The buoyancy of the headstones is intended, no doubt, to symbolise the resilience of memory, however painful. But the images possess another power too, one capable of casting unexpected light on the solemn tradition of art honouring those who have perished making arduous crossings. The sea has ceaselessly set a cruel stage for the imaginations of artists and writers: whether it’s John Milton’s poem Lycidas, composed in 1637 to in memory of a drowned classmate, or J M W Turner’s sombre painting Peace – Burial at Sea, which commemorates fellow artist David Wilkie, who perished off the coast of Gibraltar in 1841; William Wordsworth’s Elegiac Stanzas, written in honour of the poet’s brother, John, who died in 1805 commanding a doomed ship in the Irish Sea, or French painter Théodore Géricault’s canvas The Raft of the Medusa, which controversially called attention to the agonising demise over 13 days in 1816 of 132 people following the wreck of a naval frigate bound for Senegal.

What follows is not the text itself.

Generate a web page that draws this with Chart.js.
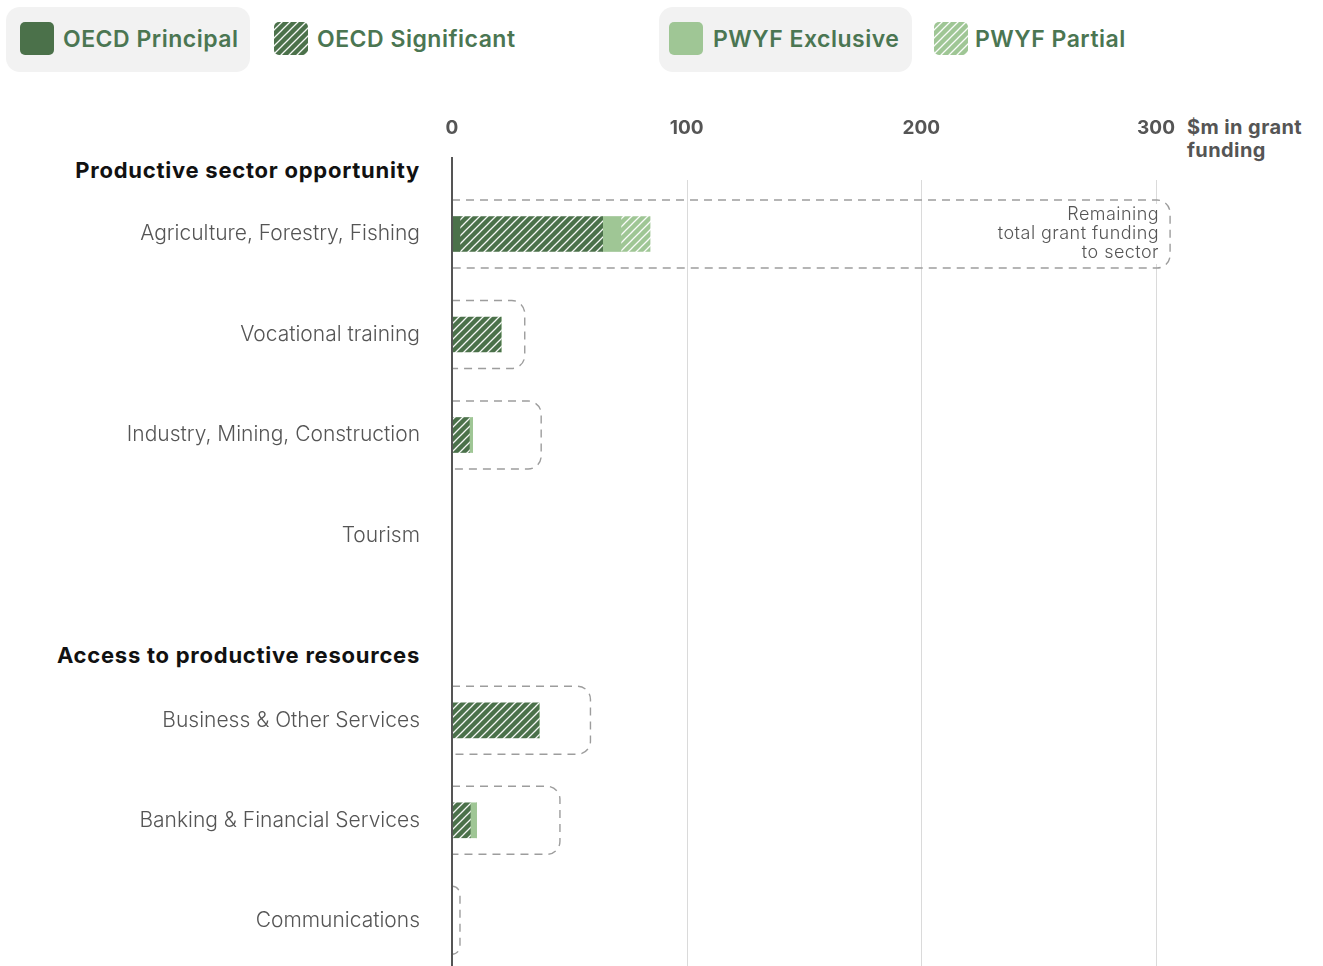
<!DOCTYPE html>
<html>
<head>
<meta charset="utf-8">
<script src="https://cdn.jsdelivr.net/npm/chart.js@4.4.1/dist/chart.umd.min.js"></script>
<style>
  html, body { margin: 0; padding: 0; background: #fff; overflow: hidden; }
  #wrap { position: relative; width: 1323px; height: 966px; overflow: hidden; font-family: Inter, "Noto Sans", sans-serif; }
  .abs { position: absolute; white-space: nowrap; }
  .lgbox { position: absolute; background: #f2f2f2; border-radius: 14px; }
  .sw { position: absolute; width: 34px; height: 33px; border-radius: 5px; }
  .lgtext { position: absolute; font-size: 23px; font-weight: 600; color: #4b7652; line-height: 30px; top: 24px; letter-spacing: 0.5px; white-space: nowrap; }
  .heading { position: absolute; right: 903px; font-size: 22px; font-weight: 700; color: #111; line-height: 24px; text-align: right; letter-spacing: 0.75px; white-space: nowrap; }
  canvas { position: absolute; left: 0; }
</style>
</head>
<body>
<div id="wrap">
  <div class="lgbox" style="left:6px;top:7px;width:244px;height:65px;"></div>
  <div class="lgbox" style="left:659px;top:7px;width:253px;height:65px;"></div>
  <div class="sw" id="sw0" style="left:20px;top:22px;"></div>
  <div class="lgtext" id="lg0" style="left:63px;"></div>
  <div class="sw" id="sw1" style="left:274px;top:22px;"></div>
  <div class="lgtext" id="lg1" style="left:317px;"></div>
  <div class="sw" id="sw2" style="left:669px;top:22px;"></div>
  <div class="lgtext" id="lg2" style="left:713px;"></div>
  <div class="sw" id="sw3" style="left:934px;top:22px;"></div>
  <div class="lgtext" id="lg3" style="left:975px;"></div>

  <div class="heading" id="h0" style="top:158px;"></div>
  <div class="heading" id="h1" style="top:643px;"></div>

  <div class="abs" id="axisTitle" style="left:1187px;top:116px;font-size:20px;font-weight:700;color:#555;line-height:23px;letter-spacing:0.4px;"></div>

  <canvas id="c1" width="1323" height="671" style="top:0px;"></canvas>
  <canvas id="c2" width="1323" height="420" style="top:610px;"></canvas>

  <div class="abs" id="note" style="right:161px;top:204px;padding:0 3px 3px 0;background:#fff;z-index:5;font-size:18px;font-weight:300;color:#555;line-height:19px;text-align:right;letter-spacing:0.45px;"></div>
</div>
<script>
// ---------- data ----------
const seriesNames = ['OECD Principal', 'OECD Significant', 'PWYF Exclusive', 'PWYF Partial'];
const sectionTitles = ['Productive sector opportunity', 'Access to productive resources'];
const axisTitleLines = ['$m in grant', 'funding'];
const noteLines = ['Remaining', 'total grant funding', 'to sector'];
const xTicks = [0, 100, 200, 300];

const section1Labels = ['Agriculture, Forestry, Fishing', 'Vocational training', 'Industry, Mining, Construction', 'Tourism'];
const section1Principal   = [3.4, 0, 0, 0];
const section1Significant = [60.8, 20.9, 7.4, 0];
const section1Exclusive   = [7.8, 0, 1.4, 0];
const section1Partial     = [12.4, 0, 0, 0];
const section1Total       = [306, 31, 38, 0];

const section2Labels = ['Business & Other Services', 'Banking & Financial Services', 'Communications'];
const section2Principal   = [0, 0, 0];
const section2Significant = [37.1, 7.8, 0];
const section2Exclusive   = [0, 2.7, 0];
const section2Partial     = [0, 0, 0];
const section2Total       = [59, 46, 3.4];

// ---------- styles ----------
const DARK = '#4b714a';
const LIGHT = '#9fc695';
const FONT = 'Inter, "Noto Sans", sans-serif';

function hatch(bg) {
  const c = document.createElement('canvas');
  c.width = 8; c.height = 8;
  const g = c.getContext('2d');
  g.fillStyle = bg; g.fillRect(0, 0, 8, 8);
  g.strokeStyle = 'rgba(255,255,255,0.95)';
  g.lineWidth = 1.3;
  g.beginPath();
  g.moveTo(-2, 10); g.lineTo(10, -2);
  g.moveTo(-2, 2); g.lineTo(2, -2);
  g.moveTo(6, 10); g.lineTo(10, 6);
  g.stroke();
  return c;
}
const darkTile = hatch(DARK), lightTile = hatch(LIGHT);
const ctxTmp = document.createElement('canvas').getContext('2d');
const darkPattern = ctxTmp.createPattern(darkTile, 'repeat');
const lightPattern = ctxTmp.createPattern(lightTile, 'repeat');

// legend
const swatchBg = [DARK, 'url(' + darkTile.toDataURL() + ')', LIGHT, 'url(' + lightTile.toDataURL() + ')'];
seriesNames.forEach((n, i) => {
  document.getElementById('lg' + i).textContent = n;
  document.getElementById('sw' + i).style.background = swatchBg[i];
});
document.getElementById('h0').textContent = sectionTitles[0];
document.getElementById('h1').textContent = sectionTitles[1];
document.getElementById('axisTitle').innerHTML = axisTitleLines.join('<br>');
document.getElementById('note').innerHTML = noteLines.join('<br>');

// ---------- plugins ----------
const framePlugin = {
  id: 'frame',
  beforeDatasetsDraw(chart, args, opts) {
    const ctx = chart.ctx, xs = chart.scales.x, ys = chart.scales.y;
    ctx.save();
    ctx.strokeStyle = '#dadada';
    ctx.lineWidth = 1;
    xTicks.forEach(v => {
      if (v === 0) return;
      const px = Math.round(xs.getPixelForValue(v)) + 0.5;
      ctx.beginPath(); ctx.moveTo(px, opts.gridTop); ctx.lineTo(px, chart.height); ctx.stroke();
    });
    ctx.strokeStyle = '#9d9d9d';
    ctx.lineWidth = 1.4;
    ctx.setLineDash([8, 6]);
    const x0 = xs.getPixelForValue(0);
    opts.totals.forEach((t, i) => {
      if (!(t > 0)) return;
      const x1 = xs.getPixelForValue(t);
      const yc = ys.getPixelForValue(i);
      const top = yc - 34, bot = yc + 34;
      const r = Math.min(13, x1 - x0);
      ctx.beginPath();
      ctx.moveTo(x0, top);
      ctx.lineTo(x1 - r, top);
      ctx.arcTo(x1, top, x1, top + r, r);
      ctx.lineTo(x1, bot - r);
      ctx.arcTo(x1, bot, x1 - r, bot, r);
      ctx.lineTo(x0, bot);
      ctx.stroke();
    });
    ctx.restore();
  },
  afterDatasetsDraw(chart, args, opts) {
    const ctx = chart.ctx, xs = chart.scales.x;
    const px = xs.getPixelForValue(0);
    ctx.save();
    ctx.strokeStyle = '#555';
    ctx.lineWidth = 2;
    ctx.beginPath(); ctx.moveTo(px, opts.axisTop); ctx.lineTo(px, chart.height); ctx.stroke();
    ctx.restore();
  }
};

function makeChart(id, labels, p, s, e, w, totals, showTicks, padTop, padBottom, gridTop, axisTop) {
  const ds = (label, data, bg) => ({ label, data, backgroundColor: bg, barThickness: 35, borderWidth: 0, clip: false });
  return new Chart(document.getElementById(id), {
    type: 'bar',
    data: {
      labels,
      datasets: [
        ds(seriesNames[0], p, DARK),
        ds(seriesNames[1], s, darkPattern),
        ds(seriesNames[2], e, LIGHT),
        ds(seriesNames[3], w, lightPattern)
      ]
    },
    options: {
      indexAxis: 'y',
      responsive: false,
      animation: false,
      devicePixelRatio: 1,
      layout: { padding: { top: padTop, bottom: padBottom, right: 167, left: 0 } },
      plugins: {
        legend: { display: false },
        tooltip: { enabled: false },
        frame: { totals, gridTop, axisTop }
      },
      scales: {
        x: {
          type: 'linear',
          position: 'top',
          stacked: true,
          min: 0, max: 300,
          display: showTicks,
          afterBuildTicks: (sc) => { sc.ticks = xTicks.map(v => ({ value: v })); },
          afterFit: (sc) => { if (showTicks) sc.height = 183.75; },
          grid: { display: false, drawTicks: false },
          border: { display: false },
          ticks: { color: '#555', font: { family: FONT, size: 19, weight: '700' }, padding: 44, maxRotation: 0 }
        },
        y: {
          type: 'category',
          stacked: true,
          afterFit: (sc) => { sc.width = 452; },
          grid: { display: false, drawTicks: false },
          border: { display: false },
          ticks: { color: '#555', font: { family: FONT, size: 21, weight: '300' }, padding: 32 }
        }
      }
    },
    plugins: [framePlugin]
  });
}

makeChart('c1', section1Labels, section1Principal, section1Significant, section1Exclusive, section1Partial,
          section1Total, true, 0, 671 - 585.75, 180, 157);
makeChart('c2', section2Labels, section2Principal, section2Significant, section2Exclusive, section2Partial,
          section2Total, false, 60.3, 59.7, 0, 0);
</script>
</body>
</html>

Seen in the context of the Sea Cemetery, an icescape such as The Wreck of Hope, painted in 1823-24 by the German artist Caspar David Friedrich, is suddenly invigorated with contemporary intensity. In Friedrich’s dramatic work, a ship can be seen overturned amid a tumult of arctic ice sheets whose sharp upward thrust has erected a frozen catacomb resembling an ancient burial tomb or prehistoric portal. Though inspired, in part, by the explorer William Parry’s voyage in 1819 to discover the Northwest Passage, Friedrich’s vision of the sea’s frigid surface transformed into an icy mausoleum was mainly macabre fantasy. Placed alongside this week’s photos of the Sea Cemetery, however, The Wreck of Hope reimagines itself as a kind of archetypal holding pattern for titanic loss.